Pierre Bonnard ( 1921 )

On View

Collection item 0172
  • Location Goh Annex (1612) - Display, Gallery 202
  • Period Twentieth-Century
  • Materials Oil on canvas
  • Object Number 0172
  • Dimensions 46 1/2 in x 37 3/4 in; 118.11 cm x 95.88 cm; Framed: 55 5/8 in x 47 1/8 in x 5 1/8 in; 141.29 cm x 119.7 cm x 13.02 cm
  • Credit Line Acquired 1930; © 2022 Artists Rights Society (ARS), New York / ADAGP, Paris

Pierre Bonnard’s work may resemble that of the impressionists; however, he painted from memory rather than from life, which accounts for the dreamlike quality of his pictures. Bonnard’s quiet and private life is mirrored in his work as evidenced in his studies of the domestic interior and its psychological charge. In many of his interiors, a sense of longing is concentrated in open windows and the world beyond. In The Open Window, ravishing color and shimmering, pearly light transfigure a room in the artist’s house in Normandy. Bonnard shows very little of the room. The focal point of the painting is the void at its center, the blue sky, green foliage, and violet shadow outside, framed invitingly by the window casing, walls, and a dark, guillotine-like slice of window blind.
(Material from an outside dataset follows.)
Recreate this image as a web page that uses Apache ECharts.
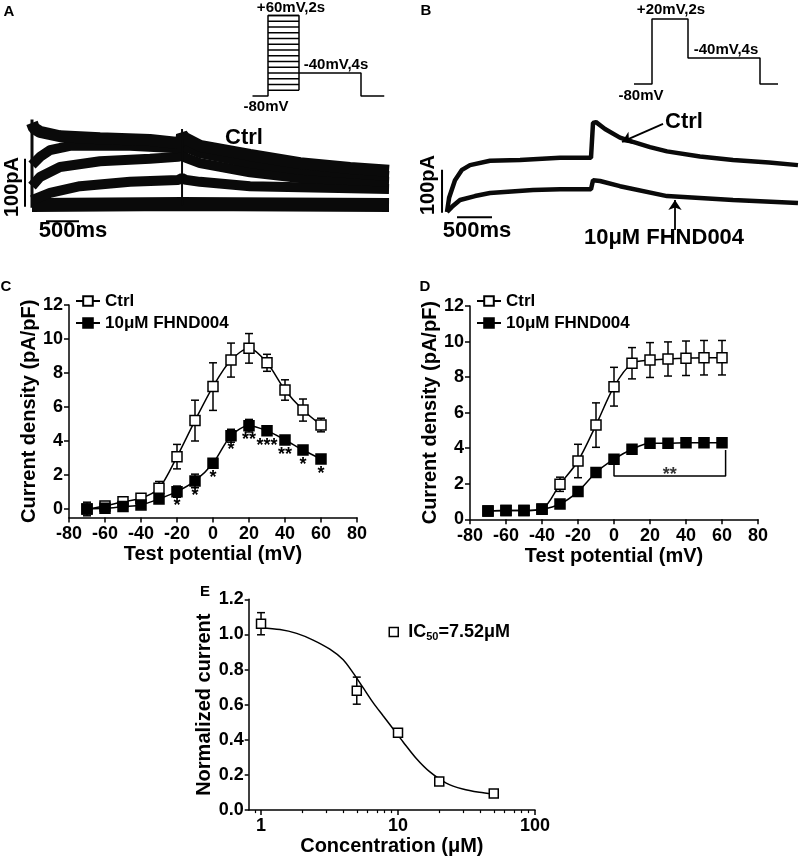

The contrast between the exterior blues and greens and the interior red oranges is so dazzling that it takes a moment before a black cat and a woman become visible at the lower right corner of the canvas. In Bonnard’s paintings, dogs and cats are essential threads in the weave of human life. They insinuate themselves into his paintings, almost indecipherable calligraphic marks, peripheral presences. A recurrent human figure is his wife, Marthe de Meligny. Marthe, whose real name was Maria Boursin, became his mistress in 1893 and was his wife from 1925 until her death in 1942. Their relationship was complicated by Bonnard’s infidelity. The blond woman in The Open Window may be Renée Monchaty, with whom he fell in love around 1917 and who committed suicide in 1923, when Bonnard left her to return to Marthe.